Describing the plot will do it no real favors.  And who knows what was lost in the massively slashed runtime?  But twenty-plus years before the start of the action of the film, a young inventor (Joseph Cotten) woo'd the daughter of the wealthiest family in Indianapolis.  After a drunken goof she found embarrassing, the daughter (Dolores Costello) kicked her suitor to the curb and settled with a sedate businessman - producing a single heir, George (Tim Holt).  

The heir now home from college, he meets the daughter of the inventor (Anne Baxter), and the old drama reignites as his mother is thrilled at her former-suitors return, and her sister-in-law (Agnes Moorehead) rekindles the torch she once carried for him.  

Cotten's horseless carriage becomes industrialized and mass-producible and he begins accumulating great wealth while George flits about, coasting on his fortune and not understanding with Anne Baxter won't marry him.  (He's also generally a heel.)

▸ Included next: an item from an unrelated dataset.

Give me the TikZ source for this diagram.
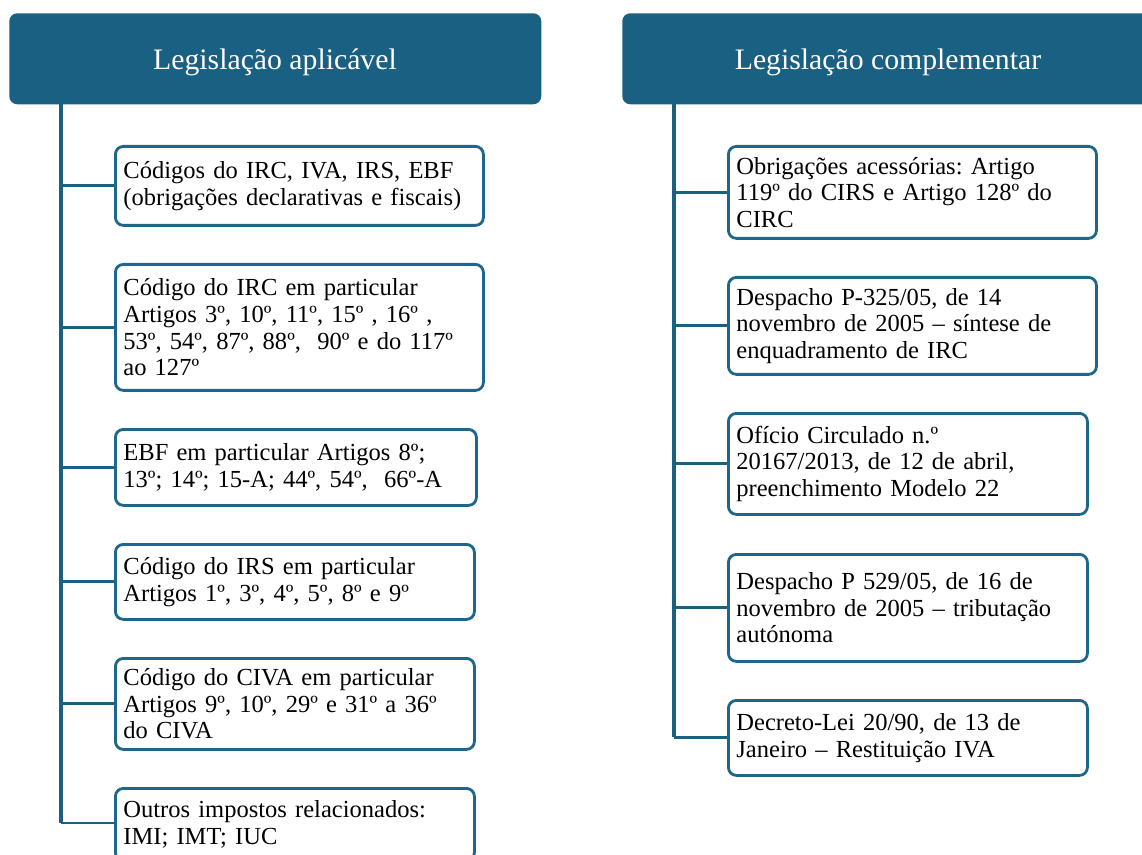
\documentclass[tikz,border=0pt]{standalone}
\usepackage{fontspec}
\setmainfont{Liberation Serif}
\frenchspacing
\definecolor{legblue}{RGB}{26,96,130}
\definecolor{legedge}{RGB}{30,102,138}
\tikzset{
  header/.style={fill=legblue, draw=none, rounded corners=6, anchor=north west, inner sep=0pt},
  headtext/.style={text=white, font=\fontsize{22.3}{26}\selectfont, inner sep=0pt},
  item/.style={draw=legedge, line width=2.1pt, fill=white, rounded corners=6,
    anchor=north west, align=left, inner xsep=6pt, inner ysep=0pt,
    font=\fontsize{18.4}{20}\selectfont, text=black},
  trunk/.style={draw=legblue, line width=2.4pt},
  branch/.style={draw=legblue, line width=2.2pt},
}
\begin{document}
\begin{tikzpicture}[x=0.75pt, y=-0.75pt]
\useasboundingbox (0,0) rectangle (1142,855);
\clip (0,0) rectangle (1142,855);

% column headers
\node[header, minimum width=532*0.75pt, minimum height=91*0.75pt] (hl) at (9,13) {};
\node[headtext] (hlt) at (275,62) {Legislação aplicável};
\node[header, minimum width=540*0.75pt, minimum height=91*0.75pt] (hr) at (622,13) {};
\node[headtext] (hrt) at (888,62) {Legislação complementar};

% left column
\node[item, text width=352*0.75pt, minimum height=79*0.75pt] (l1) at (114,145)
  {Códigos do IRC, IVA, IRS, EBF\\(obrigações declarativas e fiscais)};
\node[item, text width=352*0.75pt, minimum height=126*0.75pt] (l2) at (114,263)
  {Código do IRC em particular\\Artigos 3º, 10º, 11º, 15º , 16º ,\\53º, 54º, 87º, 88º,~ 90º e do 117º\\ao 127º};
\node[item, text width=345*0.75pt, minimum height=76*0.75pt] (l3) at (114,428)
  {EBF em particular Artigos 8º;\\13º; 14º; 15-A; 44º, 54º,~ 66º-A};
\node[item, text width=343*0.75pt, minimum height=75*0.75pt] (l4) at (114,543)
  {Código do IRS em particular\\Artigos 1º, 3º, 4º, 5º, 8º e 9º};
\node[item, text width=343*0.75pt, minimum height=91*0.75pt] (l5) at (114,657)
  {Código do CIVA em particular\\Artigos 9º, 10º, 29º e 31º a 36º\\do CIVA};
\node[item, text width=343*0.75pt, minimum height=72*0.75pt] (l6) at (114,787)
  {Outros impostos relacionados:\\IMI; IMT; IUC};

\coordinate (lt) at (61,104);
\coordinate (lb) at (61,823);
\draw[trunk] (lt) -- (lb);
\foreach \n in {l1,l2,l3,l4,l5}
  \draw[branch] (lt |- \n.west) -- (\n.west);
\draw[branch] (lb) -- (lb -| l6.west);

% right column
\node[item, text width=352*0.75pt, minimum height=92*0.75pt] (r1) at (727,145)
  {Obrigações acessórias: Artigo\\119º do CIRS e Artigo 128º do\\CIRC};
\node[item, text width=352*0.75pt, minimum height=97*0.75pt] (r2) at (727,276)
  {Despacho P-325/05, de 14\\novembro de 2005 – síntese de\\enquadramento de IRC};
\node[item, text width=343*0.75pt, minimum height=101*0.75pt] (r3) at (727,412)
  {Ofício Circulado n.º\\20167/2013, de 12 de abril,\\preenchimento Modelo 22};
\node[item, text width=343*0.75pt, minimum height=107*0.75pt] (r4) at (727,553)
  {Despacho P 529/05, de 16 de\\novembro de 2005 – tributação\\autónoma};
\node[item, text width=343*0.75pt, minimum height=75*0.75pt] (r5) at (727,699)
  {Decreto-Lei 20/90, de 13 de\\Janeiro – Restituição IVA};

\coordinate (rt) at (674,104);
\coordinate (rb) at (674,737);
\draw[trunk] (rt) -- (rb);
\foreach \n in {r1,r2,r3,r4,r5}
  \draw[branch] (rt |- \n.west) -- (\n.west);
\end{tikzpicture}
\end{document}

But, as I say, this story is an excuse to observe what happened in America as we hurtled toward the 20th Century, and the coming changes we'd see with the car, and the explosion of urban and suburban life from America's pastoral origins.  

Robert Wise comes into play, I am thinking, in the final sequences, trying to stitch together what happens to George - who isn't even really seen in his own final scenes, and, instead, is discussed by others.  I can't say for certain, but this does seem to be the ending that isn't a walk to the gallows, and I can see how they might have known what to shoot, edit and cut.

Anyway, it was an absolute joy to return to this movie.  I know it's not everyone's cup of tea, but I really like it.  I have theories about what got cut out - but can't be sure.  I'll need to do some digging.